I’m about to be a father too so there’s a lot of things that are happening in the correct order that have put me in position to come back to Montreal and essentially play for the hometown team.

The Alouettes have managed to completely overhaul their backfield this off-season. They had a two-back system at times in 2019, with William Stanback getting the lion’s share of touches with veteran Jeremiah Johnson providing relief for stretches. However, with the former off to the NFL and the latter reportedly mulling retirement, there was work that had to be done by Maciocia and the rest of the Als‘ front office.

The first acquisition by the team was a big one, as they landed 2017 Most Outstanding Rookie James Wilder Jr., who was granted a release from the Toronto Argonauts on Nov. 25. Following the signing of Sutton, the Als now have a bonafide one-two punch that could impact a game at any time.

With two men who were starters at their position on different teams a year ago, the Als have to decide on a lead back for the 2020 season, but Sutton is more interested in pushing his new teammate to be the best backfield in the league.

Wilder knows what’s up, but at the same time, he knows I’m always going to build him up,” Sutton said when asked if he’s going in to compete for the starting job. “I’m always going to try and get the best out of him because the way I see it if I’m going to beat somebody, I’m going to beat you at your best; I don’t want to hear any excuses of why it happened, ‘I was this, I was that.’ I’m not going to give you that excuse. Going into camp, it’s not about beating him out, it’s about making this team better.”

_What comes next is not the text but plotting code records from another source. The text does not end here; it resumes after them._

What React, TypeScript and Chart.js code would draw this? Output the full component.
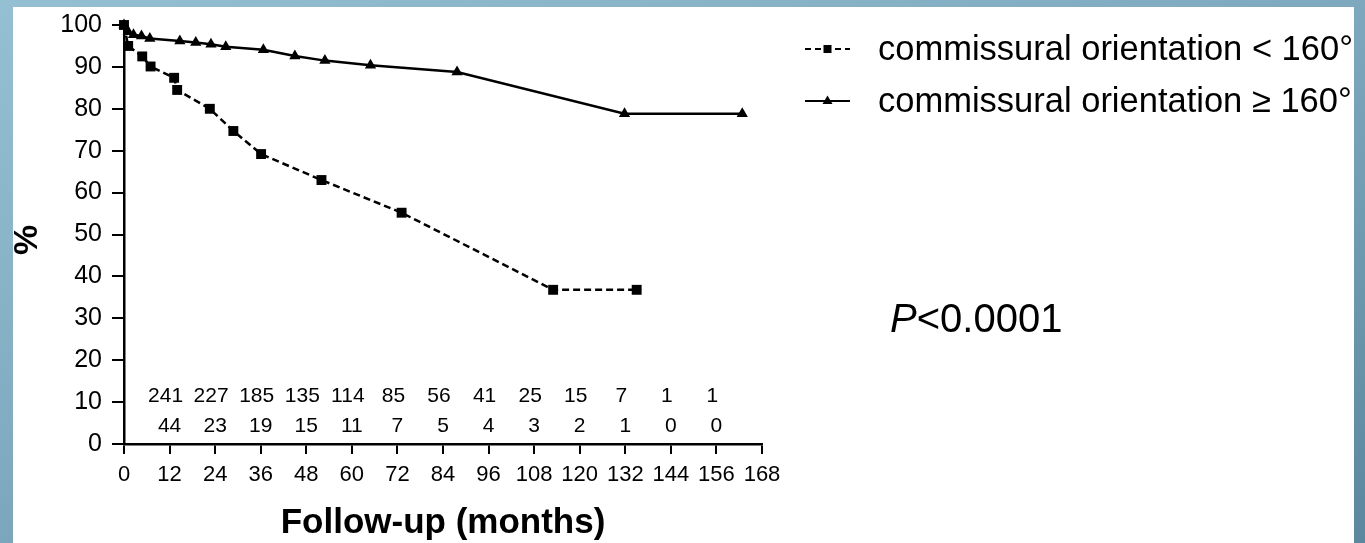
import React, { useEffect, useRef } from "react";
import { Chart, registerables } from "chart.js";

Chart.register(...registerables);

// ---- data ----
const monthsLow = [0, 1.1, 4.8, 7.0, 13.2, 14.0, 22.6, 28.8, 36.1, 52.0, 73.1, 113.0, 135.0];
const survivalLow = [100, 95.0, 92.5, 90.1, 87.4, 84.5, 80.0, 74.7, 69.2, 63.0, 55.2, 36.8, 36.8];

const monthsHigh = [0, 1.1, 2.5, 4.6, 6.8, 14.7, 18.9, 22.9, 26.8, 36.7, 45.0, 52.9, 64.9, 87.7, 131.8, 162.8];
const survivalHigh = [100, 98.4, 97.7, 97.4, 96.8, 96.2, 95.8, 95.4, 94.8, 94.1, 92.6, 91.5, 90.4, 88.8, 78.8, 78.8];

const riskMonths = [12, 24, 36, 48, 60, 72, 84, 96, 108, 120, 132, 144, 156];
const riskHigh = [241, 227, 185, 135, 114, 85, 56, 41, 25, 15, 7, 1, 1];
const riskLow = [44, 23, 19, 15, 11, 7, 5, 4, 3, 2, 1, 0, 0];

const seriesLabels = ["commissural orientation < 160°", "commissural orientation ≥ 160°"];
const xTitle = "Follow-up (months)";
const yTitle = "%";
const pLetter = "P";
const pRest = "<0.0001";

const FONT = '"Liberation Sans", Arial, Helvetica, sans-serif';

export default function App() {
  const ref = useRef<HTMLCanvasElement | null>(null);

  useEffect(() => {
    if (!ref.current) return;

    const annotations = {
      id: "annotations",
      afterDraw(chart: any) {
        const { ctx, chartArea, scales } = chart;
        const xs = scales.x;
        ctx.save();
        ctx.fillStyle = "#000";
        ctx.strokeStyle = "#000";

        // numbers at risk
        ctx.textAlign = "center";
        ctx.textBaseline = "middle";
        ctx.font = `21px ${FONT}`;
        riskMonths.forEach((m, i) => {
          const px = xs.getPixelForValue(m);
          ctx.fillText(String(riskHigh[i]), px - 4, chartArea.bottom - 48);
          ctx.fillText(String(riskLow[i]), px, chartArea.bottom - 18);
        });

        // y title
        ctx.save();
        ctx.translate(15, 240);
        ctx.rotate(-Math.PI / 2);
        ctx.font = `bold 34px ${FONT}`;
        ctx.fillText(yTitle, 0, 0);
        ctx.restore();

        // legend
        const lx0 = 792;
        const lx1 = 837;
        const lmid = (lx0 + lx1) / 2;
        const rows = [49, 101];
        ctx.lineWidth = 2;
        // row 1 dashed + square
        ctx.setLineDash([6, 4]);
        ctx.beginPath();
        ctx.moveTo(lx0, rows[0]);
        ctx.lineTo(lx1, rows[0]);
        ctx.stroke();
        ctx.setLineDash([]);
        ctx.fillRect(lmid - 4, rows[0] - 4, 8, 8);
        // row 2 solid + triangle
        ctx.beginPath();
        ctx.moveTo(lx0, rows[1]);
        ctx.lineTo(lx1, rows[1]);
        ctx.stroke();
        ctx.beginPath();
        ctx.moveTo(lmid, rows[1] - 5.5);
        ctx.lineTo(lmid + 5, rows[1] + 3);
        ctx.lineTo(lmid - 5, rows[1] + 3);
        ctx.closePath();
        ctx.fill();

        ctx.textAlign = "left";
        ctx.textBaseline = "alphabetic";
        ctx.font = `34.5px ${FONT}`;
        ctx.fillText(seriesLabels[0], 865, 60);
        ctx.fillText(seriesLabels[1], 865, 112);

        // p-value
        ctx.font = `italic 40px ${FONT}`;
        ctx.fillText(pLetter, 877, 332);
        const w = ctx.measureText(pLetter).width;
        ctx.font = `40px ${FONT}`;
        ctx.fillText(pRest, 877 + w, 332);

        ctx.restore();
      },
    };

    const chart = new Chart(ref.current, {
      type: "line",
      data: {
        datasets: [
          {
            label: seriesLabels[0],
            data: monthsLow.map((m, i) => ({ x: m, y: survivalLow[i] })),
            borderColor: "#000",
            backgroundColor: "#000",
            borderWidth: 2.5,
            borderDash: [7, 4],
            pointStyle: "rect",
            pointRadius: 7,
            pointBorderWidth: 0,
            pointBackgroundColor: "#000",
            tension: 0,
            clip: false as any,
          },
          {
            label: seriesLabels[1],
            data: monthsHigh.map((m, i) => ({ x: m, y: survivalHigh[i] })),
            borderColor: "#000",
            backgroundColor: "#000",
            borderWidth: 2.5,
            pointStyle: "triangle",
            pointRadius: 6.5,
            pointBorderWidth: 0,
            pointBackgroundColor: "#000",
            tension: 0,
            clip: false as any,
          },
        ],
      },
      options: {
        responsive: false,
        animation: false,
        layout: { padding: { top: 18, right: 592, bottom: 0, left: 0 } },
        plugins: {
          legend: { display: false },
          tooltip: { enabled: false },
        },
        scales: {
          x: {
            type: "linear",
            min: 0,
            max: 168,
            afterFit: (s: any) => {
              s.height = 99;
            },
            ticks: {
              stepSize: 12,
              color: "#000",
              font: { family: FONT, size: 22 },
              padding: 8,
              maxRotation: 0,
              autoSkip: false,
            },
            grid: {
              drawOnChartArea: false,
              drawTicks: true,
              tickLength: 10,
              color: "#000",
              lineWidth: 2,
            },
            border: { display: true, color: "#000", width: 2.5 },
            title: {
              display: true,
              text: xTitle,
              color: "#000",
              font: { family: FONT, size: 35, weight: "bold", lineHeight: 1.1 },
              padding: { top: 0, bottom: 0 },
            },
          },
          y: {
            type: "linear",
            min: 0,
            max: 100,
            afterFit: (s: any) => {
              s.width = 111;
            },
            ticks: {
              stepSize: 10,
              color: "#000",
              font: { family: FONT, size: 25 },
              padding: 10,
            },
            grid: {
              drawOnChartArea: false,
              drawTicks: true,
              tickLength: 12,
              color: "#000",
              lineWidth: 2,
            },
            border: { display: true, color: "#000", width: 2.5 },
          },
        },
      },
      plugins: [annotations],
    } as any);

    return () => chart.destroy();
  }, []);

  return (
    <div
      style={{
        position: "fixed",
        inset: 0,
        background: "linear-gradient(160deg, #95bfd2 0%, #80aabf 45%, #5b889f 100%)",
        overflow: "hidden",
      }}
    >
      <div
        style={{
          position: "absolute",
          left: 13,
          top: 7,
          width: 1341,
          height: 536,
          background: "#fff",
        }}
      />
      <canvas
        ref={ref}
        width={1341}
        height={543}
        style={{ position: "absolute", left: 13, top: 0, width: 1341, height: 543 }}
      />
    </div>
  );
}
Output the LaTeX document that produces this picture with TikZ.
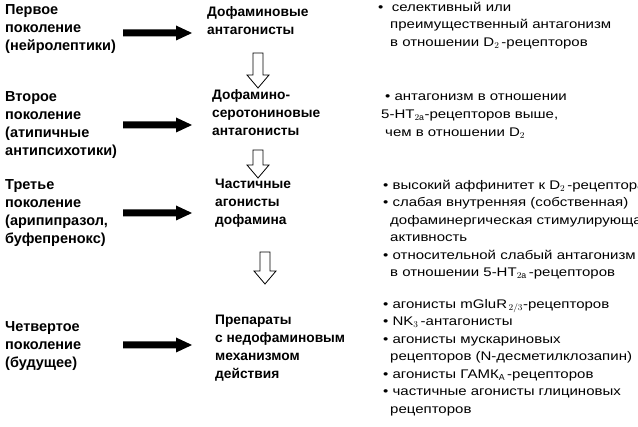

We know that they had a great one-two punch in JJ (Johnson) and Stan (Stanback) last year and we’re just trying to emulate that and/or surpass that. If you see us competing, it’s to get the best out of each other and to make this team better.

Sutton has been the lone addition on the offensive side of the football for the Als since the free-agency window opened on Feb. 11. They’ve brought in 16 bodies on defence and traded for kicker Tyler Crapigna.

The team lost DeVier Posey to Hamilton, leaving Vernon Adams with one of his more prominent targets from a year ago. Sutton and Wilder should help alleviate the pressure on the passing game, as both have the ability to rumble and catch the ball out of the backfield.

We are extremely happy to be able to bring Tyrell back to the nest,” Alouettes general manager Danny Maciocia said in a statement. “In addition to being an adopted Montrealer, he wants to be a leader in the locker room, who also leads by example on the field.”

His performances at the end of the last season demonstrated that he wanted to be an excellent addition to our backfield.

Change is inevitable in the CFL, as only a handful of players have been able to stay with the organization they began their careers with.

Sutton should bring stability to the Als’ offence. When asked about how many years he has left, Sutton said that he’s focused on the season ahead and will ponder his future after that. With a baby on the way, he’s more interested in the here and now and worrying about his family.

It’s a great feeling not having to move my family, and two, being able to make the best decision for two other people involved,” Sutton said. “It’s been a huge 180 for me in the last year and a half, going from thinking only about myself to thinking about three other people; from being able to just jump across the country to any team I wanted to to trying to put down some roots for my family.